Au moins trois raisons révèlent la présence d’un miroir temporel peu déformant. Premièrement, en 1916 comme en 2016, des puissances externes s’insèrent militairement dans la région afin de décider de sa configuration. Cette immixtion est faite nominalement en vertu de principes (l’encadrement en vue de l’indépendance hier, la stabilité et la sécurité aujourd’hui), mais en pratique elle procède de l’auto-attribution de zones d’intérêts et cette esbroufe corrompt la mise en place d’un véritable processus de définition locale de la compétition légitime autour de l’État. Deuxièmement, aux deux extrémités, l’on retrouve la complicité entre élites régionales s’accaparant encore et toujours un pouvoir qu’elles ne sauraient partager et chancelleries occidentales évaluant et réévaluant les mathématiques de telle alliance face aux bienfaits de telle autre.
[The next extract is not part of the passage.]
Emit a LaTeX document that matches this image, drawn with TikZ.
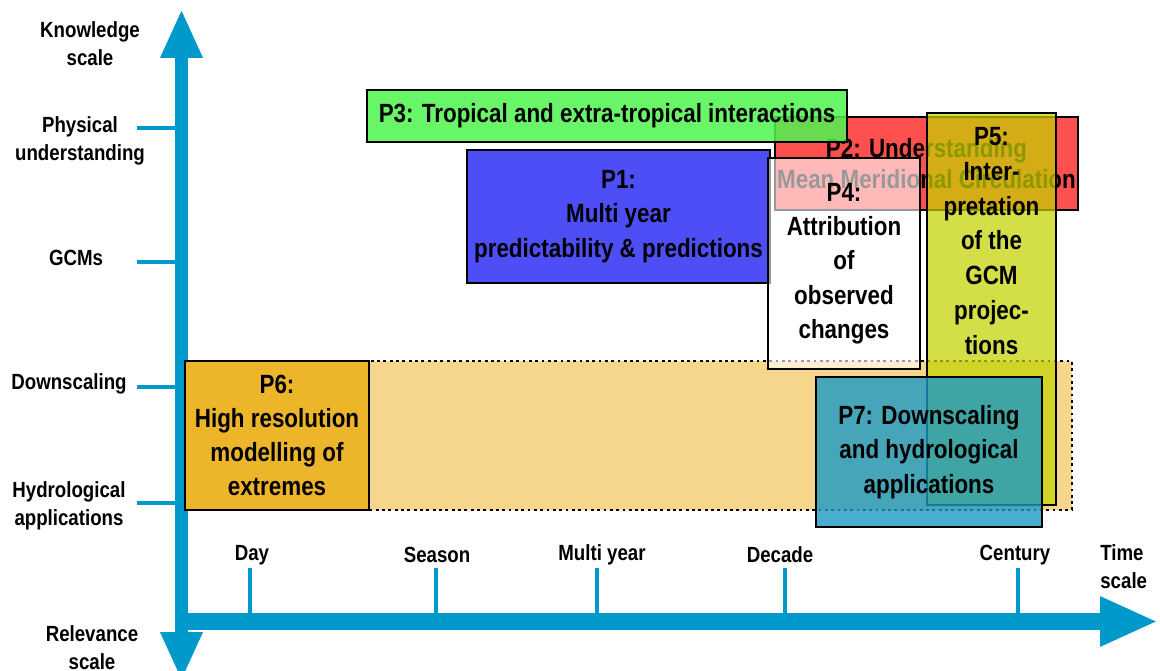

Le Prince Faysal d’Arabie (qui mourra à Berne), souverain à Damas ou à Bagdad ? La Syrie avec ou sans Bachar al Assad ? Enfin, invariablement, les décideurs externes s’avèrent des apprentis sorciers qui, les yeux rivés sur les questions politiciennes de la métropole, lisent toujours mal et vite les dynamiques en place dans les périphéries, multiplient nonchalamment les promesses contradictoires (en amont de l’accord de 1916, il y avait en octobre 1914 la correspondance entre le Chérif Hussein et le Haut-Commissaire Mac Mahon, et en aval la déclaration Balfour en novembre 2017) et les professions de foi vœux pieux (la ligne rouge du président Obama en août 2012), perdant rapidement pied face à la mutante complexité de ce qui se joue sur le terrain.
Certes, on ne saurait surestimer le legs de l’accord scellé entre la Grande-Bretagne et la France il y a cent ans. Le monde a changé. Le contexte colonial formel a disparu. Les Nations-Unies sont entrées en jeu (la Société des Nations fera néanmoins écho à l’accord de 1916 dans son système des Mandats instauré dès juin 1919) et des puissances régionales sont apparues. Mais on peut également croire que ce ne sont là, fondamentalement, que des volets, registres et canons supplémentaires qui ne changent que peu de choses à cette répétitive partition et à sa monotone langueur.